We have all worked in companies that host ineffective meetings. You know the kind, no agenda, no decisions made and everyone secretly wishes they were somewhere else. It is true that corporates have cultures that promote meetings as a way to get things done but recently I have been drawing the parallels between how easy it is to get a meeting room and how well the decision-making process works within an organisation.
I've come to the conclusion that business effectiveness is inversely proportional to meeting room availability.
Sure, maybe it’s not quite that simple; it would take an analysis of the ratio of meeting rooms to numbers of staff, etc. But if we assume all of this is equal then I firmly believe it's possible to measure the effectiveness of an organisation by the ability to book a meeting room.

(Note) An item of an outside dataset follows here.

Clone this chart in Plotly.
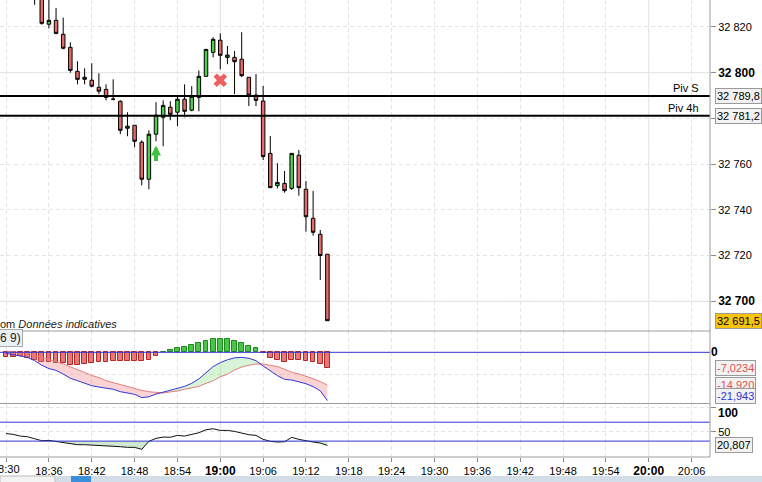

Many organisations spend fortunes on consultants to determine how ‘empowered’ their organisations are and what to do about it. If my theory is right, then this will become a redundant service.
So, beyond the obvious time that's often wasted in meetings, why is the meeting culture so damaging to driving an effective organisation?
To be effective, an organisation needs a combination of accountability and innovation. Meetings remove individual accountability and somehow devolve the decision-making process to a committee.
Innovation develops from having the bandwidth to think. When your senior team spends 90% of its time in meetings, where is this bandwidth, the thinking time, the time to reflect?
Where is the time to add value?
I’m not stating the solution is to ban all meetings, they have their place, but if a business runs via a meetings culture how can it ever grow into a high performing company?